One of my clients is considering automation, a big decision as there are many options and a significant capital commitment involved. If that isn’t enough of a challenge, then the fact that the technology involved is evolving and changing at lightning speed is.

So, what solution do you go for? When do you commit? 

For me, the most exciting thing about positions of leadership is decision-making. Helping people develop the skills and understanding to make consistently high-quality decisions (even under time and resource pressure) is one of the critical areas of focus in my Business and Leadership development programs. 

Even the simplest of decisions can seem complex, time-pressured and loaded with uncertainty.

Simple principles that can help sharpen commercial decision-making.

  1. There’s no such thing as common sense.

It is a widely shared idea that most people make decisions primarily from an emotional rather than a rational position (and even if they do research, they only use it to justify their emotional decision). I don’t think this idea of duality is beneficial as both emotional and rational positions come from the same single human nervous system. Our ‘gut feel’ and emotions are simply reactions to what we perceive around us, and they are valid data points in our decision making, as is our ‘rational’ thought.

We make decisions by perceiving what is going on, thinking up what a good outcome looks like and what our choices might mean in terms of how we look to others. The problem is every one of us does this by reference to a uniquely constructed model of the world held in our brains.

This is why different individuals often come to other decisions and choices in what appears to be the same situation. Even the same individual will reach a different conclusion about the same situation at another point in time.

To presume that ‘common sense’ operates in decision-making ignores this and opens ourselves up to flawed decisions and disagreements.
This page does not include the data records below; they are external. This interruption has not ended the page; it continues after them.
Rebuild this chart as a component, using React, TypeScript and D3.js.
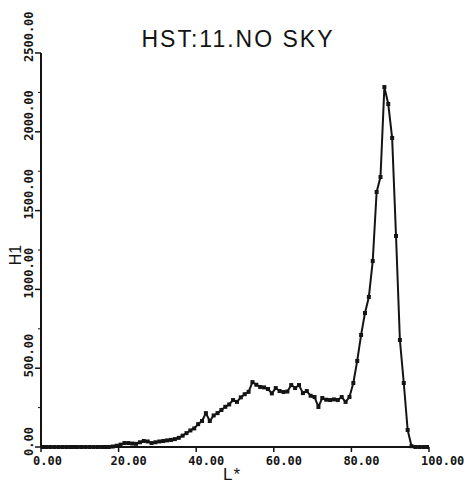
import React, { useEffect, useRef } from 'react';
import * as d3 from 'd3';

// histogram counts per L* bin (bin i covers i..i+1)
const counts = [
    0, 0, 0, 0, 0, 0, 0, 0, 0, 0,
    0, 0, 0, 0, 0, 0, 0, 0, 3, 8,
    15, 25, 25, 22, 20, 30, 38, 35, 25, 30,
    35, 38, 42, 45, 50, 58, 72, 88, 105, 118,
    145, 165, 215, 165, 200, 215, 235, 255, 270, 298,
    286, 315, 335, 350, 412, 395, 381, 378, 368, 340,
    374, 355, 349, 352, 393, 374, 393, 342, 355, 325,
    317, 254, 311, 300, 298, 302, 298, 317, 286, 317,
    406, 546, 711, 850, 952, 1180, 1618, 1713, 2284, 2176,
    1961, 1339, 679, 406, 108, 5, 0, 0, 0, 0,
];

const xTicks = [0, 20, 40, 60, 80, 100];
const yTicks = [0, 500, 1000, 1500, 2000, 2500];
const yMinor = [250, 750, 1250, 1750, 2250];

const title = 'HST:11.NO SKY';
const xTitle = 'L*';
const yTitle = 'H1';

const W = 467;
const H = 483;

const App = () => {
    const svgRef = useRef(null);

    useEffect(() => {
        const svg = d3.select(svgRef.current);
        svg.selectAll('*').remove();

        const x = d3.scaleLinear().domain([0, 100]).range([41, 429]);
        const y = d3.scaleLinear().domain([0, 2500]).range([447, 53]);

        const ink = '#141414';
        const mono = '"DejaVu Sans Mono", monospace';

        // title
        svg.append('text')
            .attr('x', 238)
            .attr('y', 47)
            .attr('text-anchor', 'middle')
            .attr('font-family', '"Liberation Sans", Arial, sans-serif')
            .attr('font-size', 23)
            .attr('letter-spacing', 2)
            .attr('fill', ink)
            .text(title);

        // axes lines
        svg.append('line')
            .attr('x1', x(0)).attr('x2', x(0))
            .attr('y1', y(2500)).attr('y2', y(0))
            .attr('stroke', ink).attr('stroke-width', 2);
        svg.append('line')
            .attr('x1', x(0)).attr('x2', x(100))
            .attr('y1', y(0)).attr('y2', y(0))
            .attr('stroke', ink).attr('stroke-width', 2);

        // y ticks
        svg.selectAll('.ytick')
            .data(yTicks)
            .enter()
            .append('line')
            .attr('x1', x(0) - 6).attr('x2', x(0))
            .attr('y1', d => y(d)).attr('y2', d => y(d))
            .attr('stroke', ink).attr('stroke-width', 1.5);
        svg.selectAll('.yminor')
            .data(yMinor)
            .enter()
            .append('line')
            .attr('x1', x(0) - 3).attr('x2', x(0))
            .attr('y1', d => y(d)).attr('y2', d => y(d))
            .attr('stroke', ink).attr('stroke-width', 1);

        svg.selectAll('.ylabel')
            .data(yTicks)
            .enter()
            .append('text')
            .attr('transform', d => `translate(33,${y(d) + 9}) rotate(-90)`)
            .attr('font-family', mono)
            .attr('font-weight', 'bold')
            .attr('font-size', 12)
            .attr('fill', ink)
            .text(d => d.toFixed(2));

        // x ticks
        svg.selectAll('.xtick')
            .data(xTicks)
            .enter()
            .append('line')
            .attr('x1', d => x(d)).attr('x2', d => x(d))
            .attr('y1', y(0)).attr('y2', y(0) + 5)
            .attr('stroke', ink).attr('stroke-width', 1.5);

        svg.selectAll('.xlabel')
            .data(xTicks)
            .enter()
            .append('text')
            .attr('x', d => x(d) - 8)
            .attr('y', 465)
            .attr('font-family', mono)
            .attr('font-weight', 'bold')
            .attr('font-size', 12)
            .attr('fill', ink)
            .text(d => d.toFixed(2));

        // axis titles
        svg.append('text')
            .attr('x', 223)
            .attr('y', 480)
            .attr('font-family', '"Liberation Sans", Arial, sans-serif')
            .attr('font-size', 17)
            .attr('letter-spacing', 1)
            .attr('fill', ink)
            .text(xTitle);
        svg.append('text')
            .attr('transform', 'translate(21,255) rotate(-90)')
            .attr('text-anchor', 'middle')
            .attr('font-family', '"Liberation Sans", Arial, sans-serif')
            .attr('font-size', 16)
            .attr('fill', ink)
            .text(yTitle);

        // histogram curve
        const pts = counts.map((v, i) => [i + 0.5, v]);
        const line = d3.line()
            .x(d => x(d[0]))
            .y(d => y(d[1]));

        svg.append('path')
            .datum(pts)
            .attr('d', line)
            .attr('fill', 'none')
            .attr('stroke', ink)
            .attr('stroke-width', 2)
            .attr('stroke-linejoin', 'round');

        svg.selectAll('.mark')
            .data(pts)
            .enter()
            .append('rect')
            .attr('x', d => x(d[0]) - 2)
            .attr('y', d => y(d[1]) - 2)
            .attr('width', 4)
            .attr('height', 4)
            .attr('fill', ink);
    }, []);

    return (
        <div style={{ position: 'absolute', left: 0, top: 0 }}>
            <svg ref={svgRef} width={W} height={H} style={{ display: 'block', background: '#fff' }}></svg>
        </div>
    );
};

export default App;
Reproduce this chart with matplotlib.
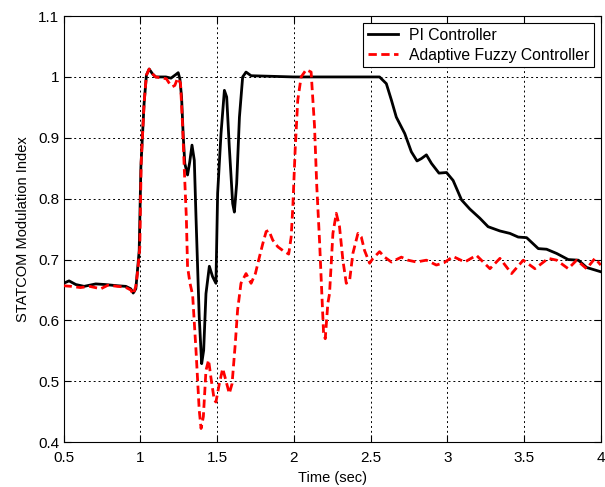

  • There is no correct answer in commercial decisions.

Commercial decisions typically involve trade-offs between three things: the company’s product/market position, the experience of its customers and company profitability.

On a day-to-day level, this is about reconciling quality, service and margin. Customer’s expectations, cost structures and the ever-evolving marketplace create a shifting landscape that makes the perfect decision elusive.

There is no right and wrong, only optimal or sub-optimal when the decision is taken. Any decision triggers a chain of cause and effect that means the outcome may be better or worse than before we took the decision.

  • Good commercial decisions are about trajectory, risk and timing.

One of the most heavily used quotations in my armoury is from Verne Harnish; “more businesses choke on opportunities than starve of them.”

There will always be more good commercial options and choices out there than the capital, people, energy and time required to execute and integrate them. Capacity to change is the single most significant constraining factor in every business.

Prioritisation is a crucial practice for Leaders to master. 

I often use a tool called the idea car park to help my clients navigate this challenge.

Ultimately selecting what ideas to keep and what to leave in the car park requires both rational and emotional assessment based on three simple litmus tests:

· Will this decision contribute speed or effectiveness in achieving our desired business outcome?

· Is the level of unmanageable risk (either from the decision not working or working and having unintended consequences) within our tolerance?

· Is this action one that needs to be taken now; relative to other opportunities present?

Whilst logic has a role in answering these three questions; the answers lie in our ability to blend rationality with ‘gut feel’. The better we understand and can calibrate, the better anyone can become at making well-optimised decisions.